» **Collected data**:
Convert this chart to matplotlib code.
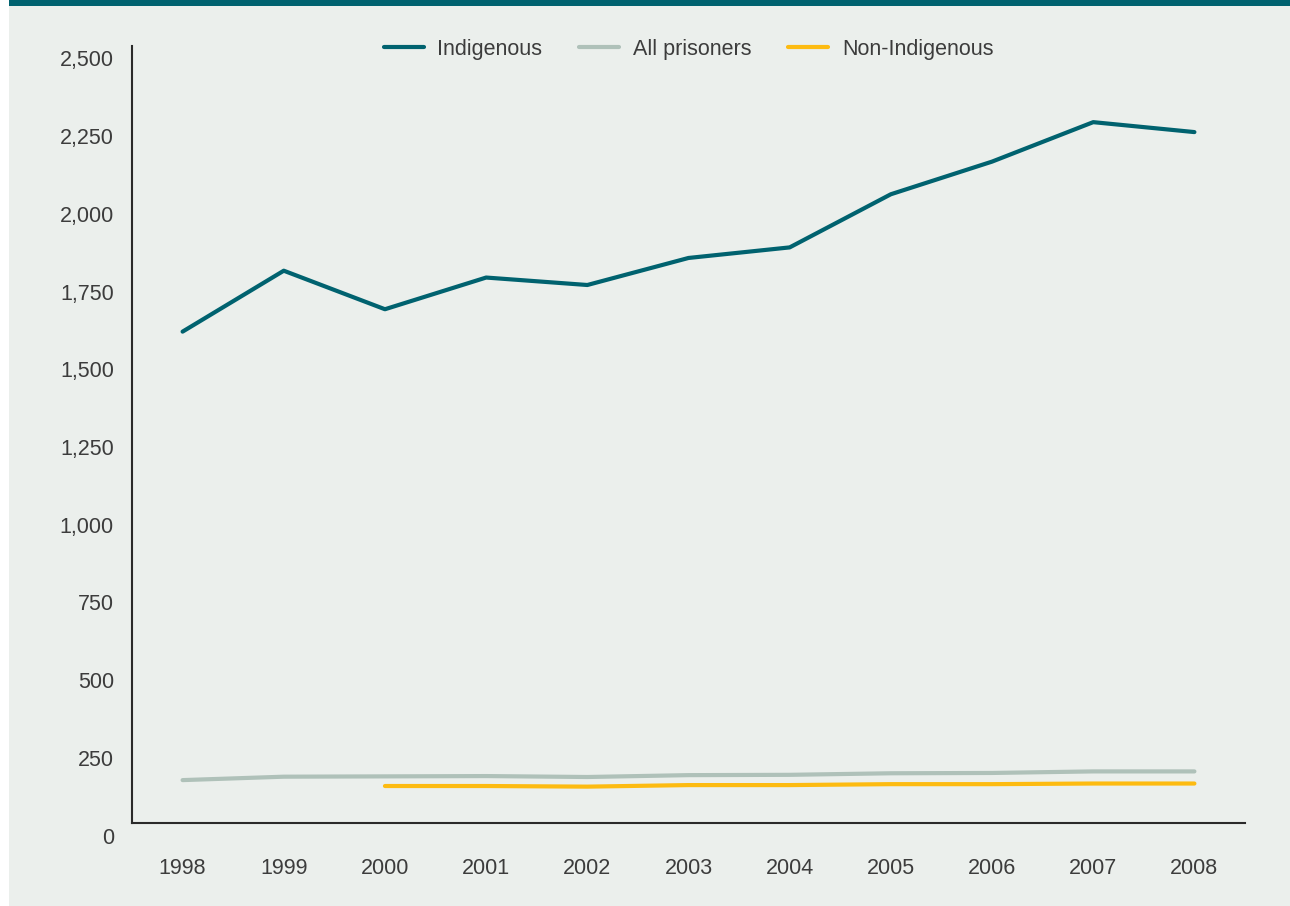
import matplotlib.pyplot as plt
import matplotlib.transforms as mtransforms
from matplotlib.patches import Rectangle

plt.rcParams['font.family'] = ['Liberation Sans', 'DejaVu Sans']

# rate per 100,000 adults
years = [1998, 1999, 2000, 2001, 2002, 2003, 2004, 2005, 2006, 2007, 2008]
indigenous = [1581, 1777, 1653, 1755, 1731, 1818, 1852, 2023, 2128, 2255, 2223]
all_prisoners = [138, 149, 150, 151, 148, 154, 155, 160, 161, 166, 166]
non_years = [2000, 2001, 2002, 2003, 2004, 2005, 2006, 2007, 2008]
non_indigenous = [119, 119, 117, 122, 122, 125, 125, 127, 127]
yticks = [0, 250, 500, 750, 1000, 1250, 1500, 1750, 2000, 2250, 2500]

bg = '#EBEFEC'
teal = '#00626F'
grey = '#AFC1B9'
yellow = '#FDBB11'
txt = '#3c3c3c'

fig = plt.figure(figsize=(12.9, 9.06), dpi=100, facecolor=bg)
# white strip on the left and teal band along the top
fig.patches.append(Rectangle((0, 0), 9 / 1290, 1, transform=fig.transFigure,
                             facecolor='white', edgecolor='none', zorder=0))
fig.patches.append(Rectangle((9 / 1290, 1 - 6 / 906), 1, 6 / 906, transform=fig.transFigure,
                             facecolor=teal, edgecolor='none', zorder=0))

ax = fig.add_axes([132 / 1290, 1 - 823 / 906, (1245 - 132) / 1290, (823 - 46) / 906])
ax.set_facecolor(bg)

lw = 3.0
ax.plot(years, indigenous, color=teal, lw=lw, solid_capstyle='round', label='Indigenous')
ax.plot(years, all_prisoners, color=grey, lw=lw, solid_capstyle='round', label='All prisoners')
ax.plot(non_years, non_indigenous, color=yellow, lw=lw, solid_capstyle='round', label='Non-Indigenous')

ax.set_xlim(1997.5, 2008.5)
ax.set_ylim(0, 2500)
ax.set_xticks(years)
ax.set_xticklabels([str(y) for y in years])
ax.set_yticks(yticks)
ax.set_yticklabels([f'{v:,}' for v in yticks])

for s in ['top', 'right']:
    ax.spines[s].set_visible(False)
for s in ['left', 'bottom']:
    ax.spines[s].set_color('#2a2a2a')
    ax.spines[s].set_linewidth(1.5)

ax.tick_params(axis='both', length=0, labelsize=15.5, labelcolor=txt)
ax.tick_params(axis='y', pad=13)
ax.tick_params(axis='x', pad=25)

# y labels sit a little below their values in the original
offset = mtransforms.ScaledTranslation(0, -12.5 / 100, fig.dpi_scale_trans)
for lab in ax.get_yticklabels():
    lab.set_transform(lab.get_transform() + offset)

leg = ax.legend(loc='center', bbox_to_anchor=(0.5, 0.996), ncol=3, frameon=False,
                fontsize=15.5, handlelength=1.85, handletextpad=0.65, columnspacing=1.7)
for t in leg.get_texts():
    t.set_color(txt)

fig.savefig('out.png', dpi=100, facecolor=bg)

» **Task goal**: Give back exactly the lines from the first line of the data through the line with "txt = '#3c3c3c'", pictures excluded.

» **Final result**:
Convert this chart to matplotlib code.
import matplotlib.pyplot as plt
import matplotlib.transforms as mtransforms
from matplotlib.patches import Rectangle

plt.rcParams['font.family'] = ['Liberation Sans', 'DejaVu Sans']

# rate per 100,000 adults
years = [1998, 1999, 2000, 2001, 2002, 2003, 2004, 2005, 2006, 2007, 2008]
indigenous = [1581, 1777, 1653, 1755, 1731, 1818, 1852, 2023, 2128, 2255, 2223]
all_prisoners = [138, 149, 150, 151, 148, 154, 155, 160, 161, 166, 166]
non_years = [2000, 2001, 2002, 2003, 2004, 2005, 2006, 2007, 2008]
non_indigenous = [119, 119, 117, 122, 122, 125, 125, 127, 127]
yticks = [0, 250, 500, 750, 1000, 1250, 1500, 1750, 2000, 2250, 2500]

bg = '#EBEFEC'
teal = '#00626F'
grey = '#AFC1B9'
yellow = '#FDBB11'
txt = '#3c3c3c'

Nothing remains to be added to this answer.